Sword's Edge

RPGs, Movies, Comics, y'know: nerd stuff!

Excessive Fiction

I mentioned in an earlier post that I was working on some fiction inspired by the same computer game that is inspiring me to work on an RPG. The game is Borderlands (right now, Borderlands 2) and the RPG I’m designing is under the working title Pandora Excess.

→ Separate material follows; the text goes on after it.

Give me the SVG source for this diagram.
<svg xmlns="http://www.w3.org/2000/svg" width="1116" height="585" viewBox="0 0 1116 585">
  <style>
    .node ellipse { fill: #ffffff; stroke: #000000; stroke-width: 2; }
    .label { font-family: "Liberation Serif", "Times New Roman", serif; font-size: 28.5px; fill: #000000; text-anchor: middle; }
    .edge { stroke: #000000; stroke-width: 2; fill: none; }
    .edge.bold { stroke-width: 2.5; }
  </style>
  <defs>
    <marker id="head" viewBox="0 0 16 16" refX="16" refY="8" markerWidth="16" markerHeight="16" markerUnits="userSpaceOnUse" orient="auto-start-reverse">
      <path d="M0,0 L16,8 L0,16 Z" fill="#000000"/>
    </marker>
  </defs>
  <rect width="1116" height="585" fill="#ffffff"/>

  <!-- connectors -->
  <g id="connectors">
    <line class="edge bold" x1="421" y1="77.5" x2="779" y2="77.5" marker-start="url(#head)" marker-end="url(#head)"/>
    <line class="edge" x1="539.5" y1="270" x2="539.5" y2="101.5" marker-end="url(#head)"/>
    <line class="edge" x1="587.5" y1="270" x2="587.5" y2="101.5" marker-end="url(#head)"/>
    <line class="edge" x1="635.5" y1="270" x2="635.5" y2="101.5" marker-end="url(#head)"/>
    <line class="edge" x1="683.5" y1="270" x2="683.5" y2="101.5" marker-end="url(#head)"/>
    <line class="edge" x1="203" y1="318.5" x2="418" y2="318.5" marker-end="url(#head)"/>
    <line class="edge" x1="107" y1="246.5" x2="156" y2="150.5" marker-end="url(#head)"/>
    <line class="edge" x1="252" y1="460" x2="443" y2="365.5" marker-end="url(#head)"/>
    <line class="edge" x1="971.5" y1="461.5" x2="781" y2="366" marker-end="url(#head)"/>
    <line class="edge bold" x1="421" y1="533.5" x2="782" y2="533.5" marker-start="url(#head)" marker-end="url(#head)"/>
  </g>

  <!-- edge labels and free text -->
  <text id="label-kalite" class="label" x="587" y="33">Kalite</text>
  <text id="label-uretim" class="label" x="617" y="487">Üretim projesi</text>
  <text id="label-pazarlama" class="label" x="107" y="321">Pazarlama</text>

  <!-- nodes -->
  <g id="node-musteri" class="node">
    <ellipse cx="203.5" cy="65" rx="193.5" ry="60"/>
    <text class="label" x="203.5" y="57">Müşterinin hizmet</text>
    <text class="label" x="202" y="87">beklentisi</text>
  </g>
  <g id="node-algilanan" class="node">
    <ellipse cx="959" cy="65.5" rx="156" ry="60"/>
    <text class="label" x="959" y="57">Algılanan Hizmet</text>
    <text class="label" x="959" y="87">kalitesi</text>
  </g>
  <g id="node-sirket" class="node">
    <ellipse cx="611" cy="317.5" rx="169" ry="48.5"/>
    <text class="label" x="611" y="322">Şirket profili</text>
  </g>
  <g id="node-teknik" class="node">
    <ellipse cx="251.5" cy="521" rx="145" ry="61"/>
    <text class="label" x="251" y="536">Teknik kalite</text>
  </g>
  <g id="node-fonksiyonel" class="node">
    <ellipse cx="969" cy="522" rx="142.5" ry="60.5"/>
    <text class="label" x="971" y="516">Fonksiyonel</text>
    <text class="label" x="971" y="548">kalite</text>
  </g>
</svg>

Here is a snippet that I think could be easily plucked from its environment and dropped into the RPG – if you dig on fiction in your games, of which I am honestly not particularly a fan. Like the plot of Borderlands, the story has a group of mercenaries seeking out a fabled storehouse . . . or something.

The fiction:

Solitaire sat in the middle of ruins, sand dunes stretching through the shattered remains of a hotel lobby, her feet upon the desiccated corpse of what might have been a crocodile the size of a rhino. Sparse of build, with short dark hair and an angular face, she frowned slightly at the three men who had burst through the door and leveled assault rifles at her.

“You didn’t even knock.” She didn’t move, save to raise an eyebrow.

The most average among the three lowered his weapon to reach inside his jacket and pull out a piece of paper. “You’re the mercenary known as Solitaire. The Tetrarchy of Hemera have a bounty on your head, a pretty damn big bounty.”

“We’ve come to collect.” That was the shortest of the three, speaking through the few crooked teeth still in his mouth.

“And here I thought you’d come to warn me.” Solitaire stretched, her right hand extending over her head. Three pairs of eyes followed that hand. None of those saw her left hand reach for the submachine gun leaning against her chair.

The mediocre one with the paper opened his mouth to say something. He didn’t speak. Solitaire drew up the Helios F-51 Igniter SMG. His eyes widened the moment before the three-round burst caved in his face and set his flesh alight.

The other two stumbled back, the biggest one grunting something feral. Solitaire flipped back, somersaulting over the chair and the stonework behind that. She got cover just as the two bounty hunters – well, I guess one could call them that, not that they had earned the title – unloaded their assault rifle magazines in a flurry of poorly aimed and uncontrolled cyclical fire. Under the cover of flying lead and shattering stone, Solitaire crawled to her left, keeping herself well below the rim of the stonework.

She hoped her pack didn’t take a hit or even some shrapnel. It had very fragile circuitry, and she had no idea what would happen if the pack’s dimensional interface ruptured. Something bad?

She had moved a few metres when the shooting stopped and she heard the unmistakeable sound of empty magazines leaving ports. She rose on one knee. So focused on changing magazines, the two didn’t see her. They certainly didn’t see the lean man, all in dark colours, masked and with an enhanced vision device over his eyes, step through the door, a revolver in each hand.

“Jester? What the fuck?” She spoke loudly, gaining the two men’s attention.

They slammed home magazines, and started to work bolts when Jester’s two revolvers fired, one just after the other. Brains painted floor, hitting well before the collapsing bodies did.

“Hazard sent out the call.” As always, a modulator veiled Jester’s voice. “You didn’t answer.”